Multi-repos KISS
- 866 words
- 5 min
I have never worked in a monorepo professionally.
One project, multiple repositories, multiple build pipelines, multiple artifacts, multiple deployment jobs, for one system, always.
Frontend vs backend splits, microservices, code vs infrastructure, "this is just a spike"... there always seems to be a "reason" to somebody why this is a good idea. "We want to be able to release components separately" is inevitably followed by "But our release testing doesn't work and so we have a CAB meeting with 7 days notice. In reality we only ever release everything at once, maybe each month.".
Multiple development pipelines are set up, one for each repository, some with subtle dependencies on another. An easy solution is found - just using the latest merged build from the other repository. Two hours later a developer struggles to test and merge a change which requires changes in both branches. This is fine because automated pull request build validation is far beyond the horizon - the development lead eyes the diffs and merges anyway.
Wikipedia's page on Monorepos provides a non-exhaustive list of Limitations and disadvantages, but not once have I heard one of those items given as a reason when abandoning the monorepo, nor heard a reason I felt should be added to it. I would love to see others contribute valid reasons to it. Looking at what's currently there more closely:
- Loss of version information (Semantic versioning breaks when using the same build number across the project)
- Semantic versioning is another of those things I rarely see employed in a professional setting in the first place...
- Lack of per-project access control
- I would argue that this is no longer a loss, but is solved in modern collaboration tools with branch policies preventing merges without specific approvals and/or build validation. Build validation can easily enforce different policies per-path. Some collaboration tools such as Azure DevOps then provide first party path filters on branch policies.
"Atomic Commits" is probably the item on the Advantages list that I feel is most often ignored. I see organisations inevitably reinvent processes, procedure & bureaucracy on top of the development process to regain the atomicity still desired. Inevitably, this devolves into a manual process, an engineer down the line having to eye up versions when deploying. Mistakes happen.

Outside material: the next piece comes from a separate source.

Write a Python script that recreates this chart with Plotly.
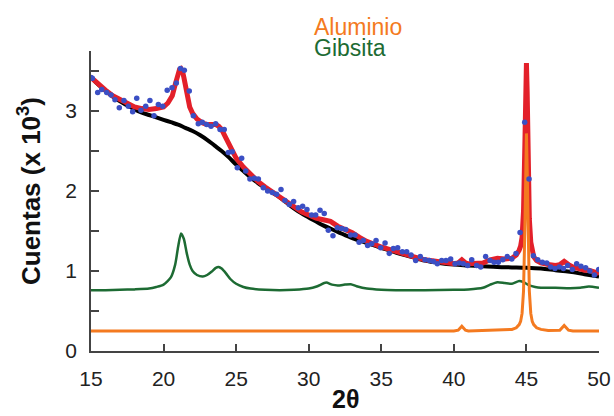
import plotly.graph_objects as go

# ---- data ----
bg_x = [15, 15.5, 16, 16.5, 17, 17.5, 18, 18.5, 19, 19.5, 20, 20.5, 21, 21.5, 22, 22.5, 23, 23.5, 24, 24.5,
        25, 25.5, 26, 26.5, 27, 27.5, 28, 28.5, 29, 29.5, 30, 31, 32, 33, 34, 35, 36, 37, 38, 39,
        40, 41, 42, 43, 44, 45, 46, 47, 48, 49, 50]
bg_y = [3.42, 3.33, 3.25, 3.18, 3.12, 3.07, 3.02, 2.98, 2.95, 2.92, 2.89, 2.86, 2.83, 2.79, 2.75, 2.70, 2.64, 2.57, 2.50, 2.42,
        2.33, 2.25, 2.17, 2.10, 2.04, 1.98, 1.92, 1.85, 1.78, 1.72, 1.67, 1.57, 1.49, 1.41, 1.35, 1.29, 1.23, 1.18, 1.13, 1.10,
        1.08, 1.07, 1.06, 1.05, 1.045, 1.04, 1.03, 1.01, 0.99, 0.96, 0.93]

fit_x = [15, 15.5, 16, 16.5, 17, 17.5, 18, 18.5, 19, 19.5, 20, 20.3, 20.6, 20.8, 21.0, 21.1, 21.2, 21.3, 21.4, 21.6,
         21.8, 22.0, 22.3, 22.7, 23.0, 23.3, 23.6, 23.8, 24.0, 24.3, 24.6, 25, 25.5, 26, 26.5, 27, 27.5, 28, 28.5, 29,
         29.5, 30, 30.5, 31, 31.5, 32, 32.5, 33, 33.5, 34, 35, 36, 37, 38, 39, 40, 40.3, 40.55, 40.8, 41,
         42, 42.5, 43, 43.5, 44, 44.3, 44.5, 44.6, 44.7, 44.8, 44.9, 44.95, 45.0, 45.05, 45.1, 45.2, 45.3, 45.4, 45.5, 45.7,
         46, 46.5, 47, 47.3, 47.6, 47.9, 48.2, 49, 49.3, 50]
fit_y = [3.42, 3.33, 3.26, 3.19, 3.14, 3.09, 3.05, 3.03, 3.02, 3.03, 3.05, 3.10, 3.19, 3.33, 3.47, 3.52, 3.53, 3.50, 3.42, 3.22,
         3.05, 2.97, 2.90, 2.85, 2.83, 2.83, 2.83, 2.81, 2.77, 2.66, 2.54, 2.41, 2.30, 2.20, 2.12, 2.05, 1.99, 1.93, 1.86, 1.80,
         1.74, 1.70, 1.66, 1.64, 1.62, 1.56, 1.52, 1.48, 1.42, 1.37, 1.30, 1.24, 1.19, 1.14, 1.11, 1.09, 1.10, 1.14, 1.10, 1.09,
         1.10, 1.14, 1.16, 1.15, 1.16, 1.20, 1.26, 1.31, 1.42, 1.75, 2.65, 3.25, 3.60, 3.25, 2.55, 1.65, 1.36, 1.24, 1.18, 1.13,
         1.10, 1.08, 1.07, 1.08, 1.12, 1.08, 1.05, 1.01, 1.01, 0.97]

gib_x = [15, 16, 17, 18, 19, 19.5, 20, 20.5, 20.8, 21.0, 21.2, 21.4, 21.6, 21.8, 22.0, 22.3, 22.7, 23.0, 23.3, 23.6,
         23.8, 24.0, 24.3, 24.6, 25, 25.5, 26, 27, 28, 29, 30, 30.6, 31.2, 31.6, 32.0, 32.5, 32.9, 33.3, 34, 35,
         36, 38, 40, 41, 42, 42.5, 43.0, 43.5, 44.0, 44.5, 44.8, 45.2, 45.6, 46, 47, 48, 48.7, 49.3, 50]
gib_y = [0.76, 0.76, 0.765, 0.77, 0.78, 0.80, 0.83, 0.92, 1.08, 1.30, 1.47, 1.40, 1.22, 1.08, 1.00, 0.95, 0.93, 0.95, 0.99, 1.04,
         1.05, 1.03, 0.97, 0.90, 0.84, 0.80, 0.78, 0.765, 0.76, 0.765, 0.78, 0.81, 0.855, 0.83, 0.82, 0.83, 0.835, 0.81, 0.78, 0.765,
         0.76, 0.76, 0.765, 0.77, 0.79, 0.83, 0.86, 0.85, 0.84, 0.875, 0.86, 0.82, 0.80, 0.79, 0.79, 0.785, 0.79, 0.805, 0.79]

al_x = [15, 40, 40.3, 40.55, 40.8, 41, 44.0, 44.3, 44.5, 44.6, 44.7, 44.8, 44.9, 44.95, 45.0, 45.05, 45.1, 45.2, 45.3, 45.4,
        45.5, 45.7, 46.0, 46.5, 47.3, 47.6, 47.9, 48.2, 50]
al_y = [0.25, 0.25, 0.26, 0.31, 0.26, 0.25, 0.27, 0.29, 0.33, 0.37, 0.47, 0.75, 1.6, 2.3, 2.72, 2.3, 1.6, 0.75, 0.47, 0.37,
        0.33, 0.29, 0.27, 0.255, 0.26, 0.32, 0.26, 0.25, 0.25]

obs_x = [15.0, 15.09, 15.46, 15.74, 16.08, 16.38, 16.65, 16.95, 17.27, 17.57, 17.87, 18.15, 18.44, 18.77, 19.06, 19.34, 19.64, 19.94,
         20.25, 20.58, 20.88, 21.16, 21.43, 21.77, 22.05, 22.39, 22.67, 22.97, 23.27, 23.59, 23.89, 24.18, 24.46, 24.73,
         25.08, 25.38, 25.66, 25.95, 26.25, 26.53, 26.87, 27.17, 27.49, 27.79, 28.09, 28.36, 28.66, 28.96, 29.28, 29.58,
         29.88, 30.20, 30.48, 30.78, 31.07, 31.35, 31.67, 31.97, 32.27, 32.55, 32.89, 33.19, 33.47, 33.76, 34.06, 34.34,
         34.64, 34.96, 35.26, 35.55, 35.83, 36.13, 36.45, 36.75, 37.05, 37.37, 37.69, 38.01, 38.31, 38.59, 38.86, 39.16,
         39.46, 39.78, 40.08, 40.38, 40.65, 40.95, 41.23, 41.57, 41.85, 42.19, 42.49, 42.77, 43.06, 43.37, 43.68, 43.99,
         44.28, 44.56, 44.88, 45.18, 45.48, 45.78, 46.10, 46.40, 46.67, 46.97, 47.27, 47.55, 47.84, 48.16, 48.46, 48.76,
         49.08, 49.37, 49.68, 49.98]
obs_y = [3.42, 3.41, 3.23, 3.27, 3.23, 3.20, 3.14, 3.04, 3.13, 3.06, 2.99, 3.16, 3.01, 3.06, 3.13, 2.94, 3.08, 3.06,
         3.26, 3.29, 3.35, 3.53, 3.51, 3.25, 2.94, 2.84, 2.86, 2.83, 2.81, 2.84, 2.77, 2.77, 2.48, 2.49,
         2.29, 2.41, 2.25, 2.15, 2.16, 2.15, 2.04, 2.00, 1.98, 1.96, 2.02, 1.88, 1.83, 1.87, 1.79, 1.81,
         1.77, 1.70, 1.70, 1.76, 1.72, 1.51, 1.44, 1.54, 1.53, 1.52, 1.45, 1.45, 1.36, 1.38, 1.32, 1.34,
         1.38, 1.29, 1.35, 1.22, 1.28, 1.29, 1.24, 1.24, 1.20, 1.13, 1.18, 1.14, 1.13, 1.12, 1.09, 1.13,
         1.13, 1.15, 1.09, 1.10, 1.09, 1.07, 1.14, 1.07, 1.05, 1.18, 1.13, 1.11, 1.11, 1.14, 1.18, 1.15,
         1.22, 1.48, 2.86, 2.15, 1.19, 1.14, 1.11, 1.10, 1.05, 1.03, 1.05, 1.03, 1.07, 1.02, 1.09, 1.06,
         1.04, 1.00, 0.95, 1.02]

x_ticks = [15, 20, 25, 30, 35, 40, 45, 50]
y_ticks = [0, 1, 2, 3]
y_minor = [0.5, 1.5, 2.5, 3.5]

BLUE = "#3b4fc4"
RED = "#e3202a"
GREEN = "#1d6b33"
ORANGE = "#f47a20"
FONT = "Liberation Sans, Arial, sans-serif"
AX = "#444444"

fig = go.Figure()
fig.add_trace(go.Scatter(x=bg_x, y=bg_y, mode="lines", line=dict(color="black", width=4, shape="spline"), showlegend=False))
fig.add_trace(go.Scatter(x=fit_x, y=fit_y, mode="lines", line=dict(color=RED, width=5), showlegend=False))
fig.add_trace(go.Scatter(x=gib_x, y=gib_y, mode="lines", line=dict(color=GREEN, width=2.5, shape="spline", smoothing=0.6), showlegend=False))
fig.add_trace(go.Scatter(x=al_x, y=al_y, mode="lines", line=dict(color=ORANGE, width=3), showlegend=False))
fig.add_trace(go.Scatter(x=obs_x, y=obs_y, mode="markers", marker=dict(color=BLUE, size=5.5), showlegend=False))

fig.update_layout(
    width=614, height=416,
    margin=dict(l=91, r=15, t=51, b=65, pad=0),
    paper_bgcolor="white", plot_bgcolor="white",
    font=dict(family=FONT, size=21, color="#222222"),
    xaxis=dict(range=[15, 50], tickvals=x_ticks, ticks="inside", ticklen=7, tickwidth=1.5, tickcolor=AX,
               showline=True, linecolor=AX, linewidth=1.5, showgrid=False, zeroline=False, automargin=False,
               tickfont=dict(size=21, family=FONT, color="#222"), ticklabelstandoff=8),
    yaxis=dict(range=[0, 3.75], tickvals=y_ticks, ticks="inside", ticklen=8, tickwidth=1.5,
               tickcolor=AX, showline=True, linecolor=AX, linewidth=1.5, showgrid=False, zeroline=False, automargin=False,
               minor=dict(tickvals=y_minor, ticks="inside", ticklen=8, tickwidth=1.5, tickcolor=AX, showgrid=False),
               tickfont=dict(size=21, family=FONT, color="#222"), ticklabelstandoff=8),
    annotations=[
        dict(text="<b>Cuentas (x 10<sup>3</sup>)</b>", xref="paper", yref="paper", x=(29 - 91) / 508, y=(351 - 191) / 300,
             xanchor="center", yanchor="middle", textangle=-90, showarrow=False,
             font=dict(size=26, family=FONT, color="#111")),
        dict(text="<b>2θ</b>", xref="paper", yref="paper", x=0.5, y=-(415 - 351) / 300,
             xanchor="center", yanchor="bottom", showarrow=False,
             font=dict(size=25, family=FONT, color="#111")),
        dict(text="Aluminio", xref="paper", yref="paper", x=(312 - 91) / 508, y=1 + (51 - 12) / 300,
             xanchor="left", yanchor="top", showarrow=False,
             font=dict(size=23, family=FONT, color=ORANGE)),
        dict(text="Gibsita", xref="paper", yref="paper", x=(312 - 91) / 508, y=1 + (51 - 33) / 300,
             xanchor="left", yanchor="top", showarrow=False,
             font=dict(size=23, family=FONT, color=GREEN)),
    ],
)

fig.write_html("out.html")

I argue multirepos are almost always a class of premature optimisation which isn't called out or documented well enough. I'm no authority on Dev: structure your code as you want, microservice if you think it's the only way to manage your complexity. 6 engineers and 20 microservices? Sure, you're the expert, good luck!
But to Ops Engineers, I say play tough and demand to make your team's lives easier: argue the case for a monorepo.
- Make it work
- KISS: Keep It Simple, Stupid! Stick it into a single repo, single build pipeline.
- Figure out how your project is going to end up before you optimise for it.
- Dependencies you won't have anticipated will crop up here and it'll be easier to manage.
- Make it right
- This is where you really build up your CI/CD, testing, everything you can afford.
- Enforce some form of automated Pull Request build validation. (Even if it's just a green build, no testing.)
- Since everything is in one place, it's easy to work out what assurances you want to build into the system.
- Don't think about templating bits until you're doing it for the 3rd time and you already need a template.
- Make it fast
- Your build pipeline already has multiple parallel steps, there's probably one which is far slower than the rest.
- I bet 50p you can improve the speed of this step in an acceptable, obvious way.
- Build VM's are also cheap.
- This is potentially when you give in to demands to split the pipeline out.
- Reuse pipeline templates in different ways - perhaps pull requests need everything built and tested which can take longer, but pushes run a subset?
- Agree a better versioning strategy than "append Jenkins' job number"
- Can't avoid a proper artifact management strategy now...
- Work out dependencies & triggers between pipelines.
- A million other options you can think of, all easy to make iteratively since everything is still in a single repository so you can implement it in one clean commit.
- I bet you can still deliver a single artifact by this point, even if you think you're ready to move on to the next step.
- Do what you want. (Pad that CV!)
- Multi-repo? If you really want to, go for it... it'll be simpler to chop up the repo and the build pipeline than if you had to build everything at the start. You'll be warned earlier if things break since you'll see existing build systems fail, even though you may not have proper tests. You've still got to work out further dependencies, versioning strategies and all those other things you would have needed to figure out at the start but probably skipped to get it working.
Multi-repos aren't necessarily bad, you just don't need them yet.